Klinger: I think that’s just it—they’re an anomaly. Obviously Waits has his influences, but so few artists have been able to combine them into songs that are as darkly funny as “Cemetery Polka” or as achingly romantic as “Downtown Train” or as skewed as “Tango Till They’re Sore” and still make them seem almost immediately accessible (at least once you can get past Waits’ voice—and not everyone can). And once that sound enters your bloodstream, as it did with so many critics, it never really leaves.

As I’ve been listening to Rain Dogs repeatedly over the last few weeks (after not having dug it out much lately—stupidly figuring I had pretty much internalized the album), I’ve been really amazed at just how great the individual songs on here are. I had a minor epiphany when it hit me just how much “Time”, which I’ve heard on countless occasions, sounds at its core like a lost Leonard Cohen track.

And anyone who had been listening to Waits’ pre-Swordfishtrombones Asylum years might well have been surprised to hear that Keith Richards was the musical soulmate that he turned out to be, most aptly demonstrated on “Big Black Mariah” and “Blind Love”. But then again, Waits has been quoted as saying that when he and Richards collaborate, sometimes they finish the song and sometimes they finish the bottle.

Mendelsohn: With an experienced, consummate player like Richards, I would expect him to finish both the song and the bottle in a timely manner, but I also get the feeling that Waits is easily distracted. There are some really great songs on Rain Dogs. There really isn’t any flow but once the next song really starts going, it doesn’t seem to matter. Two of my favorites are “Clap Hands” and “Midtown”, two songs that couldn’t be any more different. In fact, had you played them to me before I had heard Rain Dogs and told me they were by the same artist, on the same album, I would have called you a liar.

“Clap Hands” features Waits’ signature clatter-trap sound that has been pared down slightly to let the dark, polyrhythmic vibe shine through.

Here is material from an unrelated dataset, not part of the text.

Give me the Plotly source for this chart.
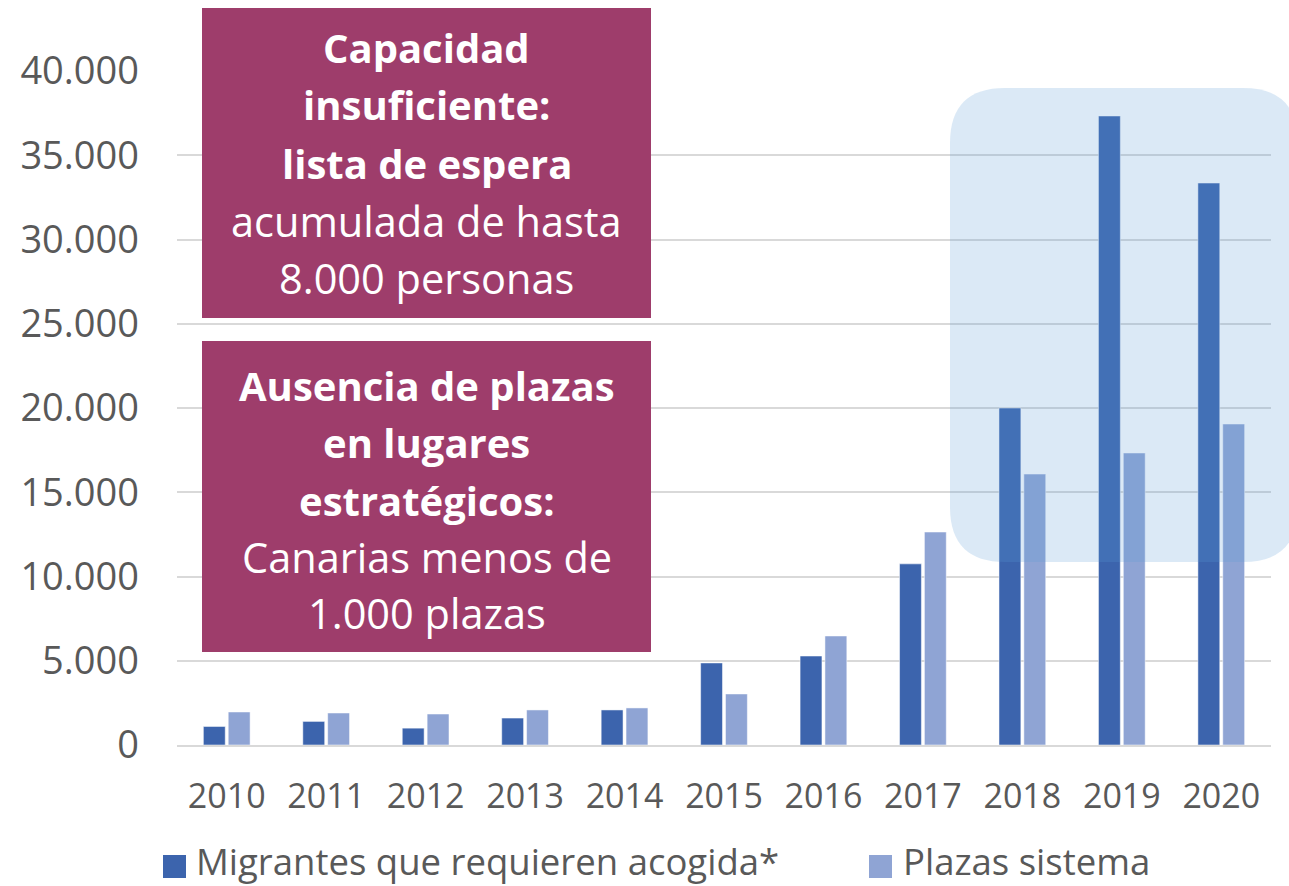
import plotly.graph_objects as go

# ---- data ----
years = ["2010", "2011", "2012", "2013", "2014", "2015", "2016", "2017", "2018", "2019", "2020"]
migrantes = [1100, 1400, 1000, 1600, 2080, 4870, 5280, 10750, 20000, 37330, 33350]
plazas = [1960, 1900, 1840, 2080, 2200, 3030, 6470, 12640, 16080, 17330, 19050]
series_names = ["Migrantes que requieren acogida*", "Plazas sistema"]
y_ticks = [0, 5000, 10000, 15000, 20000, 25000, 30000, 35000, 40000]

box1_lines = [("Capacidad", True), ("insuficiente:", True), ("lista de espera", True),
              ("acumulada de hasta", False), ("8.000 personas", False)]
box2_lines = [("Ausencia de plazas", True), ("en lugares", True), ("estratégicos:", True),
              ("Canarias menos de", False), ("1.000 plazas", False)]

DARK = "#3C64AD"
LIGHT = "#8FA4D4"
PURPLE = "#9E3D6B"
GREY = "#595959"
FONT = "Open Sans"

W, H = 1289, 886
ML, MR, MT, MB = 177, 18, 71, 141
PW, PH = W - ML - MR, H - MT - MB


def px_x(px):
    return (px - ML) / PW


def px_y(py):
    return (H - MB - py) / PH


fig = go.Figure()
fig.add_trace(go.Bar(x=years, y=migrantes, name=series_names[0], marker_color=DARK,
                     marker_line=dict(color="rgba(255,255,255,0.5)", width=1), showlegend=False))
fig.add_trace(go.Bar(x=years, y=plazas, name=series_names[1], marker_color=LIGHT,
                     marker_line=dict(color="rgba(255,255,255,0.5)", width=1), showlegend=False))

shapes = []
annotations = []

# highlight rounded box
x0, x1 = px_x(950), px_x(1298)
y0, y1 = px_y(562), px_y(88)
rx, ry = 55 / PW, 55 / PH
path = (f"M {x0+rx},{y1} L {x1-rx},{y1} Q {x1},{y1} {x1},{y1-ry} "
        f"L {x1},{y0+ry} Q {x1},{y0} {x1-rx},{y0} L {x0+rx},{y0} "
        f"Q {x0},{y0} {x0},{y0+ry} L {x0},{y1-ry} Q {x0},{y1} {x0+rx},{y1} Z")
shapes.append(dict(type="path", xref="paper", yref="paper", path=path,
                   fillcolor="rgba(91,155,213,0.22)", line=dict(width=0), layer="above"))

# purple boxes
for (top, bot) in [(8, 318), (341, 652)]:
    shapes.append(dict(type="rect", xref="paper", yref="paper",
                       x0=px_x(202), x1=px_x(651), y0=px_y(bot), y1=px_y(top),
                       fillcolor=PURPLE, line=dict(width=0), layer="above"))

cx = px_x(426.5)
for lines, centers in [(box1_lines, [48, 105, 163, 221, 278]),
                       (box2_lines, [385, 442, 500, 557, 613])]:
    for (txt, bold), cy in zip(lines, centers):
        annotations.append(dict(xref="paper", yref="paper", x=cx, y=px_y(cy),
                                text=f"<b>{txt}</b>" if bold else txt,
                                showarrow=False, xanchor="center", yanchor="middle",
                                font=dict(family=FONT, size=40 if bold else 41.5, color="white")))

# manual legend
leg = [(163, 195, DARK, series_names[0]), (869, 902, LIGHT, series_names[1])]
for sq_x, tx, col, name in leg:
    shapes.append(dict(type="rect", xref="paper", yref="paper",
                       x0=px_x(sq_x), x1=px_x(sq_x + 23), y0=px_y(878), y1=px_y(855),
                       fillcolor=col, line=dict(width=0)))
    annotations.append(dict(xref="paper", yref="paper", x=px_x(tx), y=px_y(861),
                            text=name, showarrow=False, xanchor="left", yanchor="middle",
                            borderpad=0,
                            font=dict(family=FONT, size=36.5, color=GREY)))

fig.update_layout(
    width=W, height=H,
    margin=dict(l=ML, r=MR, t=MT, b=MB, pad=0),
    paper_bgcolor="white", plot_bgcolor="white",
    barmode="group", bargap=0.5, bargroupgap=0.12,
    separators=",.",
    font=dict(family=FONT, color=GREY),
    shapes=shapes, annotations=annotations,
    showlegend=False,
)
fig.update_yaxes(range=[0, 40000], tickvals=y_ticks, tickformat=",d",
                 showgrid=True, gridcolor="#D9D9D9", gridwidth=1.5,
                 zeroline=False, showline=False, ticks="",
                 tickfont=dict(family=FONT, size=38, color=GREY),
                 ticklabelstandoff=37)
fig.update_xaxes(showgrid=False, showline=True, linecolor="#D9D9D9", linewidth=1.5,
                 ticks="", tickfont=dict(family=FONT, size=34, color=GREY),
                 ticklabelstandoff=20)

fig.write_html("out.html", config={"displayModeBar": False},
               post_script="document.body.style.margin='0';document.body.style.overflow='hidden';")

As an added bonus, we get some excellent guitar work out of nowhere from Ribot. And then there’s “Midtown”, with its juiced-up jazz and avant horn work.

Klinger: Ah yes, “Midtown”, sounding for all the world like the theme song to a 1970s cop show as played by a mental institution’s house band. When I saw Waits in 1987 (yeah), the band played that as the intro to the second set. Interesting that you’ve selected a song that’s only a minute long there, Mendelsohn. Not to mention that for a lot of people, it’s Waits’ way with a lyric, by turns deeply moving (“Time”), darkly humorous (“9th and Hennepin”), or just beautifully, evocatively strange (“Jockey Full of Bourbon”), that initially draws people in.

Mendelsohn: Well, that manic minute of music would later be lifted wholesale and re-imagined by the Japanese composer and band leader Yoko Kanno for use on the soundtrack for the animated series Cowboy Bebop. I spent the last hour listening to

Kanno and her band the Seatbelts roll through horn-driven funk, country weepers, harmonica driven clatter trap, and everything in between and it finally hit me how much of an influence Waits must have had on her work. And again, I’m completely off-topic, having wandered away from Rain Dogs after Waits lead me down a crazy musical back alley. I think that may be the real joy of this record, Klinger—never being completely sure of where it might take you.

Klinger: Yep, that’s a big part of the fun of Rain Dogs. And once your ears become attuned to the discord and the beauty of the songwriting starts to shine through the clutter, whole new worlds open up.